Mit dem Wandel Hollywoods hin zum Streaming hat diese Internetlogik auch die Unterhaltungsbranche infiltriert. Streaming-Plattformen priorisieren aktive Abonnements und die Nutzung von Geräten, oft durch Werbeeinnahmen. Loyalität ist der Schlüssel, aber die zugrunde liegende Emotion, die diese Loyalität antreibt, ist zweitrangig. Kontinuierliches Sehen ist das ultimative Ziel.

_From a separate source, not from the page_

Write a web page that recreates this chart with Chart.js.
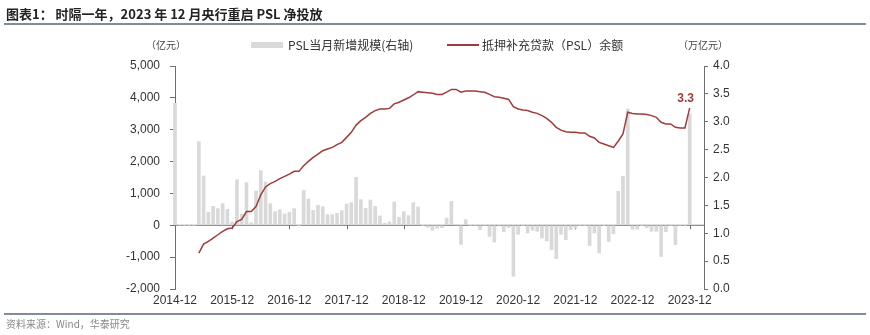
<!DOCTYPE html>
<html>
<head>
<meta charset="utf-8">
<script src="https://cdn.jsdelivr.net/npm/chart.js@4/dist/chart.umd.min.js"></script>
<style>
  body { margin: 0; background: #fff; }
  #wrap { position: relative; width: 870px; height: 335px; font-family: "Noto Sans CJK SC", "Liberation Sans", sans-serif; }
  #wrap div { position: absolute; white-space: nowrap; }
  .titre { left: 6px; top: 5px; font-size: 13px; font-weight: bold; color: #222; line-height: 18px; }
  .trait { left: 4px; width: 862px; height: 1.5px; background: #7f8c9e; }
  .unite { top: 37px; font-size: 10px; color: #444; line-height: 16px; }
  .leg { top: 37px; font-size: 12px; color: #333; line-height: 16px; }
  .source { left: 6px; top: 317px; font-size: 10px; color: #888; line-height: 14px; }
</style>
</head>
<body>
<div id="wrap">
  <canvas id="graphique-psl" width="870" height="335"></canvas>
  <div class="titre">图表1： 时隔一年，2023 年 12 月央行重启 PSL 净投放</div>
  <div class="trait" style="top:23px"></div>
  <div class="unite" style="left:146px">（亿元）</div>
  <div class="unite" style="left:678px">（万亿元）</div>
  <div style="left:251px; top:42px; width:32px; height:6px; background:#d9d9d9"></div>
  <div class="leg" style="left:288px">PSL当月新增规模(右轴)</div>
  <div style="left:447px; top:44px; width:32px; height:2px; background:#a33a3a"></div>
  <div class="leg" style="left:482px">抵押补充贷款（PSL）余额</div>
  <div class="trait" style="top:313px"></div>
  <div class="source">资料来源：Wind，华泰研究</div>
</div>
<script>
// mois de 2014-12 à 2024-03
const debut = [2014, 12];
const nbMois = 112;
const mois = [];
for (let i = 0; i < nbMois; i++) {
  const m = debut[1] - 1 + i;
  const annee = debut[0] + Math.floor(m / 12);
  const mm = (m % 12) + 1;
  mois.push(annee + "-" + (mm < 10 ? "0" + mm : mm));
}

// PSL当月新增规模 (亿元), 2014-12 à 2023-12
const nouveauxPSL = [
  3831, 0, 0, 0, 0, 2625, 1547, 408, 596, 522, 680, 502, 101,
  1432, 350, 1338, 80, 1076, 1714, 1358, 680, 428, 491, 355, 408,
  522, 0, 1087, 825, 470, 627, 585, 334, 334, 376, 460, 669,
  711, 1505, 805, 533, 794, 596, 293, 63, 104, 731, 251, 428,
  303, 711, 575, 0, -63, -157, -94, -73, 225, 745, 10, -600,
  178, 0, 0, -136, 0, -350, -528, -20, -205, -70, -1599, -280,
  0, -240, -157, -190, -397, -490, -763, -1045, -280, -455, -136, -90,
  0, 0, -637, -240, -867, 0, -510, -265, 1066, 1536, 3647, -120,
  -120, 0, -80, -188, -188, -980, -200, 0, -610, 0, 0, 3500,
];

// 抵押补充贷款（PSL）余额 (万亿元), 2014-12 à 2023-12
const soldePSL = [
  null, null, null, null, null, 0.645, 0.806, 0.853, 0.914, 0.973, 1.032, 1.081, 1.093,
  1.21, 1.25, 1.39, 1.39, 1.48, 1.69, 1.83, 1.89, 1.93, 1.98, 2.02, 2.06,
  2.11, 2.11, 2.21, 2.29, 2.36, 2.42, 2.48, 2.51, 2.54, 2.59, 2.63, 2.72,
  2.81, 2.94, 3.02, 3.08, 3.15, 3.20, 3.23, 3.23, 3.24, 3.32, 3.35, 3.39,
  3.43, 3.48, 3.54, 3.53, 3.52, 3.51, 3.49, 3.49, 3.53, 3.58, 3.58, 3.53,
  3.55, 3.55, 3.55, 3.54, 3.53, 3.49, 3.45, 3.44, 3.42, 3.40, 3.27, 3.23,
  3.21, 3.20, 3.17, 3.15, 3.11, 3.06, 2.99, 2.90, 2.85, 2.82, 2.81, 2.81,
  2.80, 2.80, 2.74, 2.71, 2.63, 2.60, 2.57, 2.54, 2.65, 2.78, 3.17, 3.15,
  3.14, 3.14, 3.13, 3.11, 3.08, 2.99, 2.96, 2.96, 2.90, 2.89, 2.89, 3.25,
];

const etiquetteFin = "3.3";
const couleurLigne = "#a33a3a";
const couleurAxe = "#6e6e6e";
const policeAxe = { family: "Liberation Sans", size: 12 };

// ligne du zéro et petites graduations annuelles
const axeZero = {
  id: "axeZero",
  beforeDatasetsDraw(chart) {
    const ctx = chart.ctx;
    const x = chart.scales.x;
    const y0 = chart.scales.y.getPixelForValue(0);
    ctx.save();
    ctx.strokeStyle = couleurAxe;
    ctx.lineWidth = 1;
    ctx.beginPath();
    ctx.moveTo(chart.chartArea.left, y0);
    ctx.lineTo(chart.chartArea.right, y0);
    for (let i = 0; i < mois.length; i++) {
      if (mois[i].endsWith("-12") && i > 0) {
        const px = Math.round(x.getPixelForValue(i)) + 0.5;
        ctx.moveTo(px, y0);
        ctx.lineTo(px, y0 + 4);
      }
    }
    ctx.stroke();
    ctx.restore();
  },
  afterDatasetsDraw(chart) {
    const ctx = chart.ctx;
    const meta = chart.getDatasetMeta(1);
    const dernier = soldePSL.length - 1;
    const pt = meta.data[dernier];
    ctx.save();
    ctx.fillStyle = couleurLigne;
    ctx.font = "bold 12px 'Liberation Sans'";
    ctx.textAlign = "center";
    ctx.textBaseline = "bottom";
    ctx.fillText(etiquetteFin, pt.x - 4, pt.y - 3);
    ctx.restore();
  },
};

new Chart(document.querySelector("#graphique-psl"), {
  data: {
    labels: mois,
    datasets: [
      {
        type: "bar",
        label: "PSL当月新增规模(右轴)",
        data: nouveauxPSL,
        yAxisID: "y",
        backgroundColor: "#d9d9d9",
        barThickness: 3,
        clip: false,
        order: 2,
      },
      {
        type: "line",
        label: "抵押补充贷款（PSL）余额",
        data: soldePSL,
        yAxisID: "y1",
        borderColor: couleurLigne,
        borderWidth: 1.5,
        pointRadius: 0,
        tension: 0,
        order: 1,
      },
    ],
  },
  options: {
    responsive: false,
    animation: false,
    devicePixelRatio: 1,
    layout: { padding: { top: 66, left: 0, right: 0, bottom: 0 } },
    plugins: { legend: { display: false }, tooltip: { enabled: false } },
    scales: {
      x: {
        type: "category",
        offset: false,
        grid: { display: false, drawTicks: false },
        border: { display: false },
        ticks: {
          autoSkip: false,
          maxRotation: 0,
          padding: 4,
          color: "#333",
          font: policeAxe,
          callback: (v, i) => (mois[i].endsWith("-12") ? mois[i] : ""),
        },
        afterFit: (s) => { s.height = 46; },
      },
      y: {
        position: "left",
        min: -2000,
        max: 5000,
        grid: { drawOnChartArea: false, tickLength: 5, color: couleurAxe },
        border: { color: couleurAxe },
        ticks: {
          stepSize: 1000,
          padding: 10,
          color: "#333",
          font: policeAxe,
          callback: (v) => v.toLocaleString("en-US"),
        },
        afterFit: (s) => { s.width = 175; },
      },
      y1: {
        position: "right",
        min: 0,
        max: 4,
        grid: { drawOnChartArea: false, tickLength: 4, color: couleurAxe },
        border: { color: couleurAxe },
        ticks: {
          stepSize: 0.5,
          padding: 5,
          color: "#333",
          font: policeAxe,
          callback: (v) => v.toFixed(1),
        },
        afterFit: (s) => { s.width = 166; },
      },
    },
  },
  plugins: [axeZero],
});
</script>
</body>
</html>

Das bedeutet nicht, dass absichtlich ärgerliche Inhalte geschaffen werden. Aus Streaming-Sicht sind jedoch „Hate-Watching“ und „Love-Watching“ gleichwertig. Dies galt auch schon im Zeitalter der Einschaltquoten, aber Streaming verstärkt den Effekt. Man denke an „Emily in Paris“. Selbst im Vergleich zu anderen zeitgenössischen Serien ist ihre Qualität fragwürdig. Die formelhafte Handlung dreht sich um Emilys romantische Verwicklungen mit einem französischen Koch und einem britischen Finanzier. Dennoch streamten 58 Millionen Haushalte die erste Staffel innerhalb von 28 Tagen nach der Premiere im Jahr 2020. Der Einfluss der Pandemie ist unbestreitbar, doch der anhaltende Erfolg der Serie bis zur 4. Staffel festigt ihren Status als großer Hit.
Es gibt triftige Gründe, „Hate-Watching“ zu vermeiden. Es beeinflusst Empfehlungsalgorithmen negativ und führt zu Vorschlägen für ähnliche, nicht gemochte Inhalte. Wie Doomscrolling oder die Auseinandersetzung mit Trollen verstärkt es negatives Verhalten. Je mehr wir uns dem hingeben, desto mehr wird es zur Gewohnheit und fördert einen Zynismus, der über das Fernsehen hinausgeht. Auch wenn es kurzzeitig Spaß macht, kann es einen nachhaltig negativen Einfluss haben.